» **What is required**
Your task is to print exactly the lines from the line that contains "Reproduce this chart with Apache ECharts." through the line that contains "const fontName = 'Inter';", with pictures left out.

» **Listing**

** BEGIN **

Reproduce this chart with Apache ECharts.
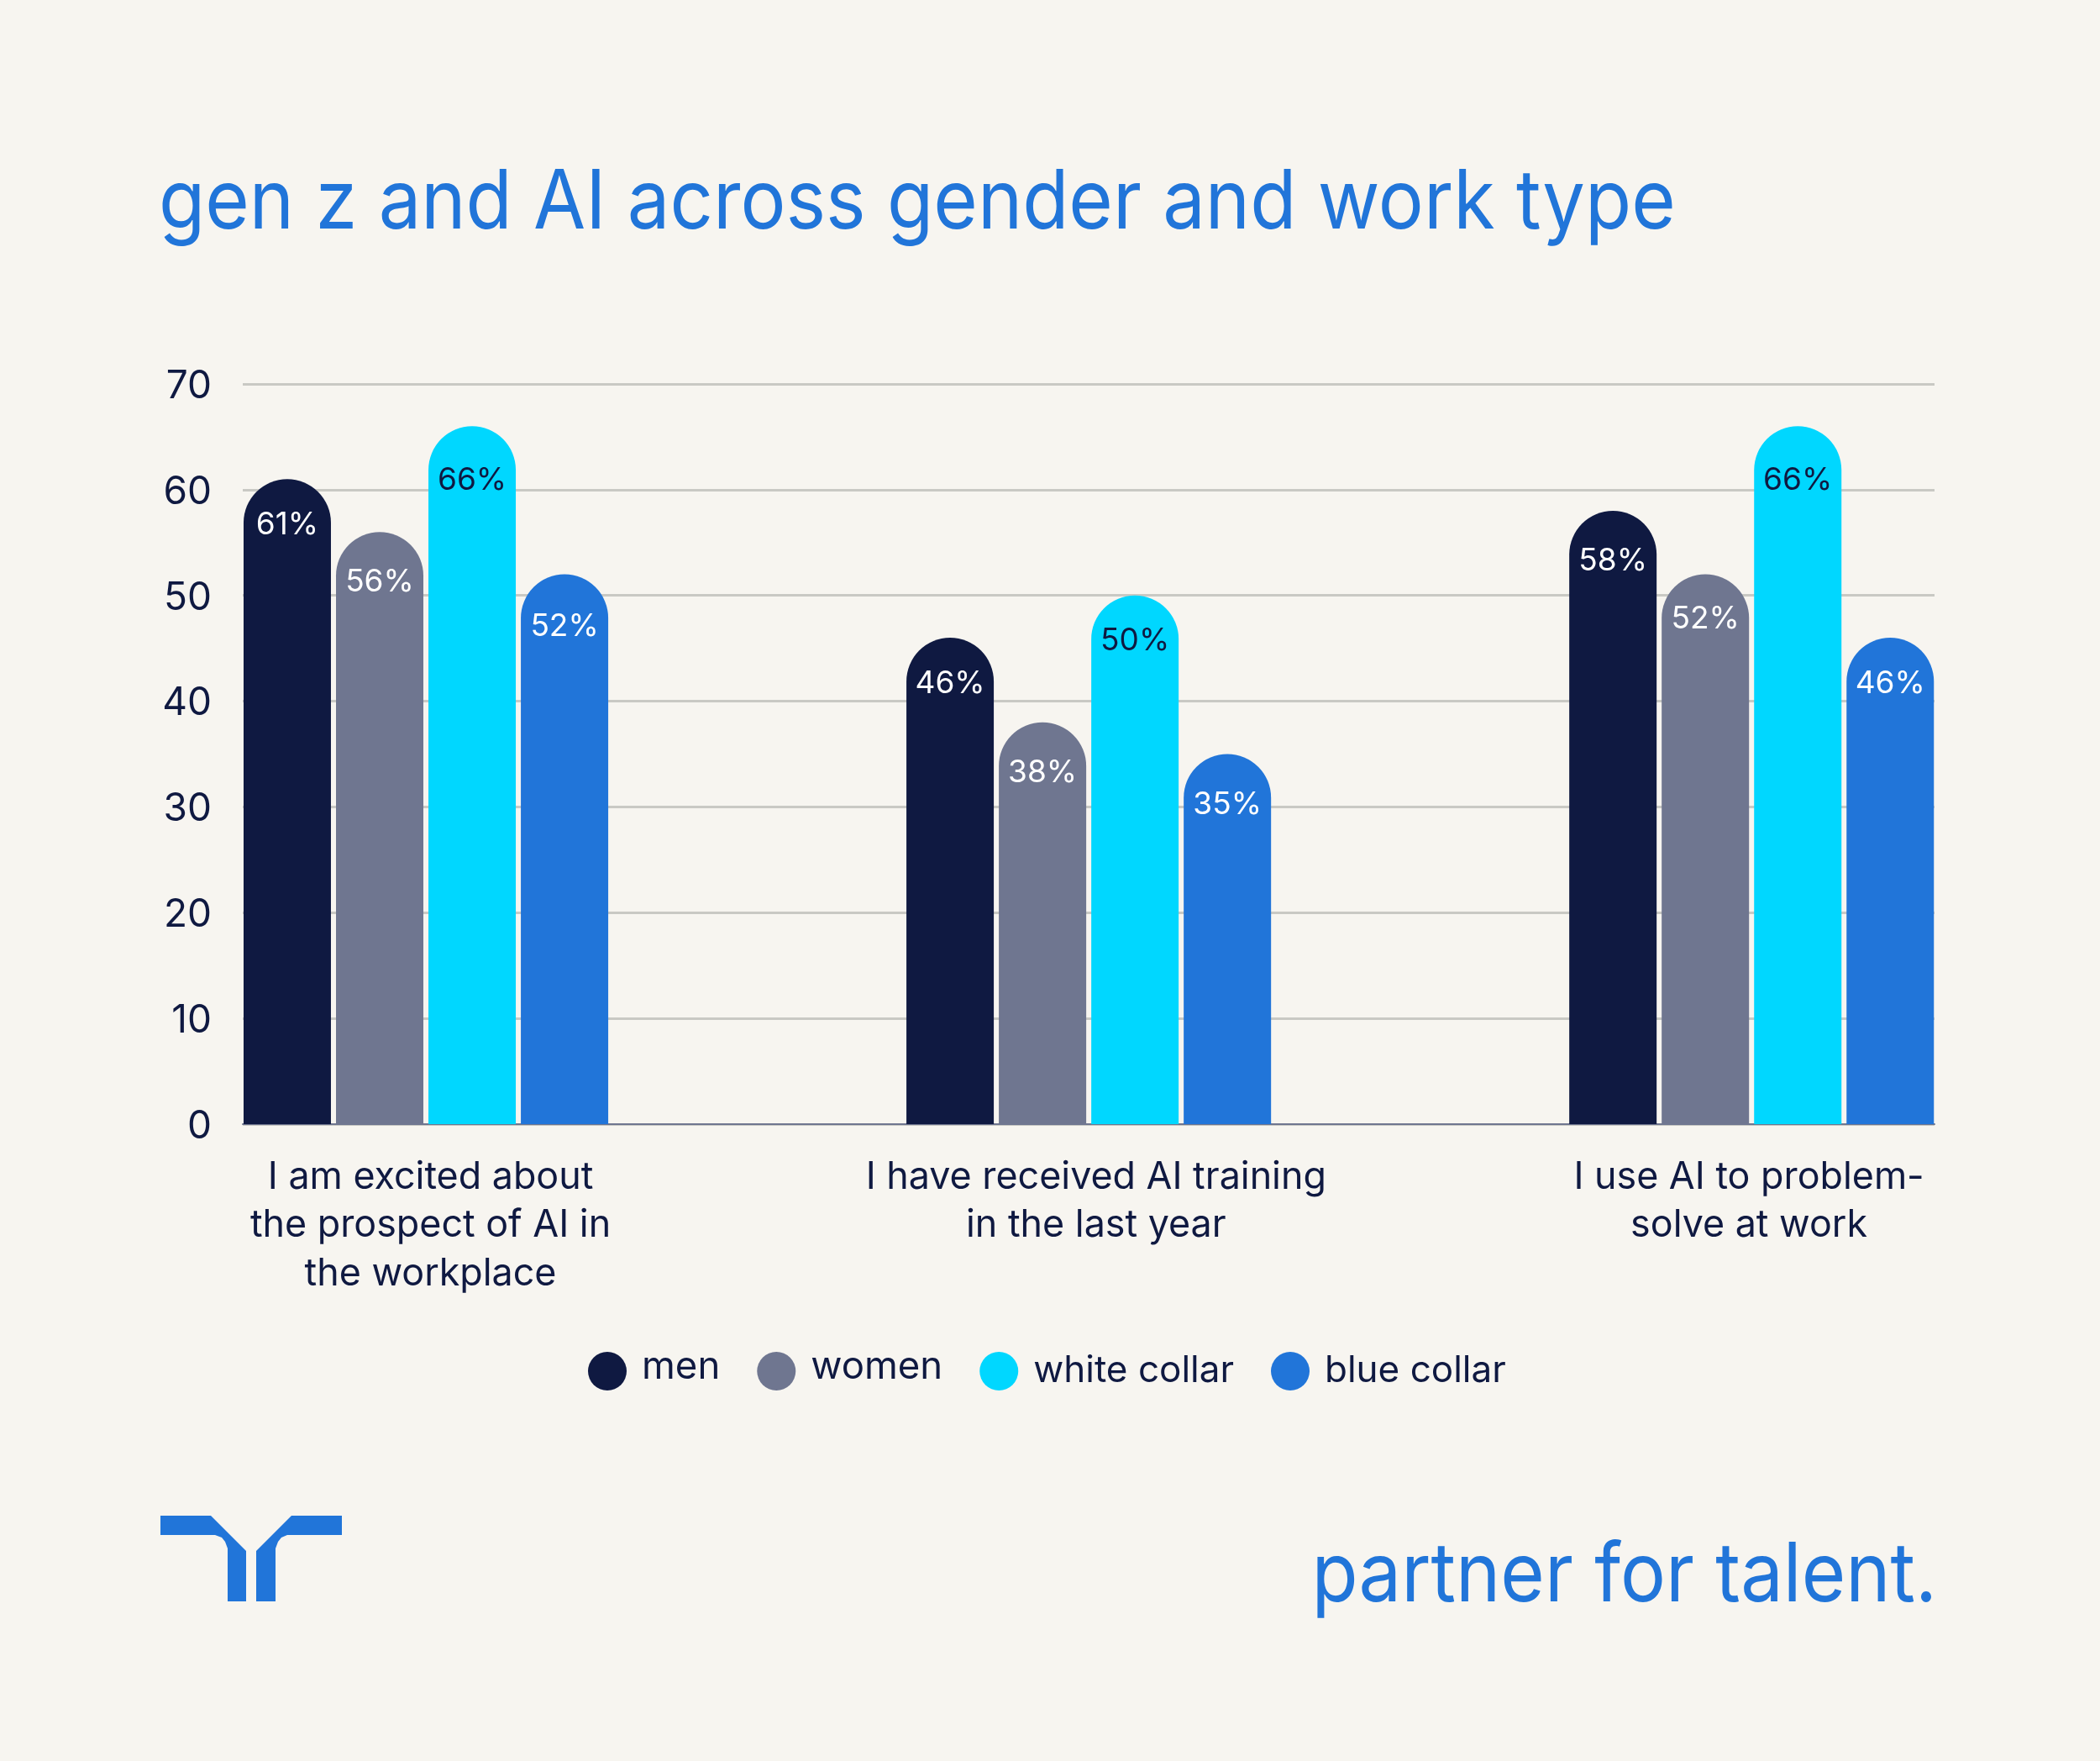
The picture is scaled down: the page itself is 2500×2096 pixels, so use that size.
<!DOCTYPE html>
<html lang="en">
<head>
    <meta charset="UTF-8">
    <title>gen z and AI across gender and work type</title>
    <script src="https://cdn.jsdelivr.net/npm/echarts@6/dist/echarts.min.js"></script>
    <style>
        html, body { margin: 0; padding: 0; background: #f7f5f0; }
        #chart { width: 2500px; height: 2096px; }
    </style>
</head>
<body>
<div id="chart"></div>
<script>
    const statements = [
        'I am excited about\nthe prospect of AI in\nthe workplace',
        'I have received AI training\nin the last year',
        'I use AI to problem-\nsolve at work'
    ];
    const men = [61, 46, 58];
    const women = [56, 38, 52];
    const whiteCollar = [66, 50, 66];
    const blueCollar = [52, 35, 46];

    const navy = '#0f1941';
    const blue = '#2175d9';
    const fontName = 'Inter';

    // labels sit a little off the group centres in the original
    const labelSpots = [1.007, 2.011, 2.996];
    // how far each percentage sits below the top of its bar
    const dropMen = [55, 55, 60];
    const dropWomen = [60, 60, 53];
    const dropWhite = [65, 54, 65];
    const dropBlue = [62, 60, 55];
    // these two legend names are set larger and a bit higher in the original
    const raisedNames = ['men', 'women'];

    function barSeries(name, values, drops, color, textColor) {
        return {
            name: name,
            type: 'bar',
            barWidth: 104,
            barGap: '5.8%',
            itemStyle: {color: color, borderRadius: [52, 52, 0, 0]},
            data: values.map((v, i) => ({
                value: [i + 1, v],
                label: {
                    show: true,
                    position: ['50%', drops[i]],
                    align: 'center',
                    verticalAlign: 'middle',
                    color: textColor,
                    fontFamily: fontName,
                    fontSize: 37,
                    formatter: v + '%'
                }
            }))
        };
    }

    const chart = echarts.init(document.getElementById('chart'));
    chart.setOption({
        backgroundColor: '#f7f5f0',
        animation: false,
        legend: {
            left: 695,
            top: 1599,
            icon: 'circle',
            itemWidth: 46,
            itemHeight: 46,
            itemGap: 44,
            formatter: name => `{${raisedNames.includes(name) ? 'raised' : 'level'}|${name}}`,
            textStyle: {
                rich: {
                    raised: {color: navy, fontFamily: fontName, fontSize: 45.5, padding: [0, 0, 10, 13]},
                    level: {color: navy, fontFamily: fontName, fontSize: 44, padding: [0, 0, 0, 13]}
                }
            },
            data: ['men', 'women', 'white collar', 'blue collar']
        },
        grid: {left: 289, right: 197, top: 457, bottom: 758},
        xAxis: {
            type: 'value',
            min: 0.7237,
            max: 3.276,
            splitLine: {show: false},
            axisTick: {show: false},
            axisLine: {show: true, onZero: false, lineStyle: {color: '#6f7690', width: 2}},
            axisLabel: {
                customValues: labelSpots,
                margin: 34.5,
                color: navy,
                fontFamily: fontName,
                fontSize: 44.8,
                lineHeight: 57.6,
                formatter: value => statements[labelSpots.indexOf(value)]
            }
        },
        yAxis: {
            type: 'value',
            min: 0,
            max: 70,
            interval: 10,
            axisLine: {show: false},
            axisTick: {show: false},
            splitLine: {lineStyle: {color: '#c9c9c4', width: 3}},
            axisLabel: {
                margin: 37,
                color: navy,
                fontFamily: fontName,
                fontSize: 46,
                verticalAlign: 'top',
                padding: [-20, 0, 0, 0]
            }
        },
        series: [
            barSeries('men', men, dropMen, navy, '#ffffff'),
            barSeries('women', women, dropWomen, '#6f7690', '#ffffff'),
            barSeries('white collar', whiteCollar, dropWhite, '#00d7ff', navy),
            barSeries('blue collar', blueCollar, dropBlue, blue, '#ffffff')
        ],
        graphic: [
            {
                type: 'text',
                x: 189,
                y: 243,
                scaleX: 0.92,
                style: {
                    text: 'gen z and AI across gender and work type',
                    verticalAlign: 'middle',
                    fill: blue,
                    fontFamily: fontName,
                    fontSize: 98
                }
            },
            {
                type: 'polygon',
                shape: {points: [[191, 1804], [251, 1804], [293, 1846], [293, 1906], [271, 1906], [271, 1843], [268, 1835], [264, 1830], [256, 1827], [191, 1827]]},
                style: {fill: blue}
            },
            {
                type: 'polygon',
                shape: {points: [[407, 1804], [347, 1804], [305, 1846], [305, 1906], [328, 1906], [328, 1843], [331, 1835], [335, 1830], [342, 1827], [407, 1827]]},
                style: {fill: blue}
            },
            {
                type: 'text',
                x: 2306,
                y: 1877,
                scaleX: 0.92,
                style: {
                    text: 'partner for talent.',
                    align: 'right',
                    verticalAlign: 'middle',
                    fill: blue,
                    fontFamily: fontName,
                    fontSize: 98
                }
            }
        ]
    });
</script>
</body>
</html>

** END **
** BEGIN **

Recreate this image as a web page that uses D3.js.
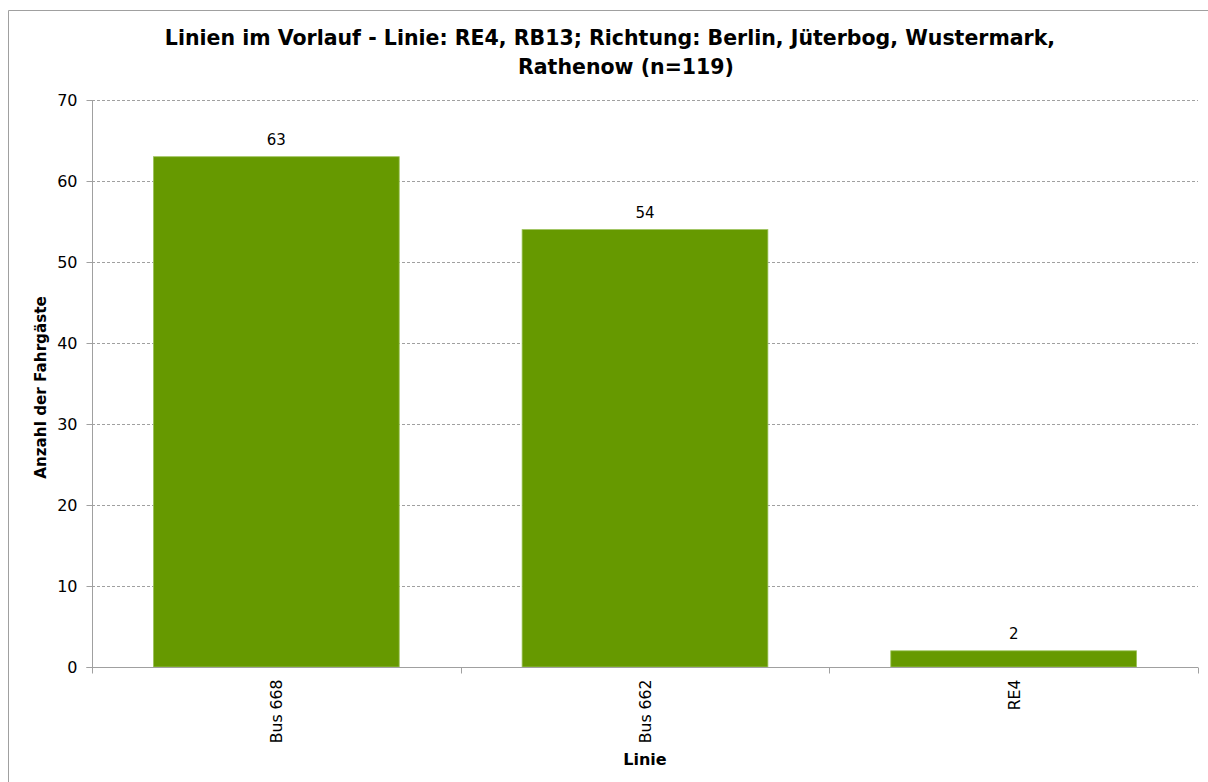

** END **

» **Answer to the exercise**
Reproduce this chart with Apache ECharts.
The picture is scaled down: the page itself is 2500×2096 pixels, so use that size.
<!DOCTYPE html>
<html lang="en">
<head>
    <meta charset="UTF-8">
    <title>gen z and AI across gender and work type</title>
    <script src="https://cdn.jsdelivr.net/npm/echarts@6/dist/echarts.min.js"></script>
    <style>
        html, body { margin: 0; padding: 0; background: #f7f5f0; }
        #chart { width: 2500px; height: 2096px; }
    </style>
</head>
<body>
<div id="chart"></div>
<script>
    const statements = [
        'I am excited about\nthe prospect of AI in\nthe workplace',
        'I have received AI training\nin the last year',
        'I use AI to problem-\nsolve at work'
    ];
    const men = [61, 46, 58];
    const women = [56, 38, 52];
    const whiteCollar = [66, 50, 66];
    const blueCollar = [52, 35, 46];

    const navy = '#0f1941';
    const blue = '#2175d9';
    const fontName = 'Inter';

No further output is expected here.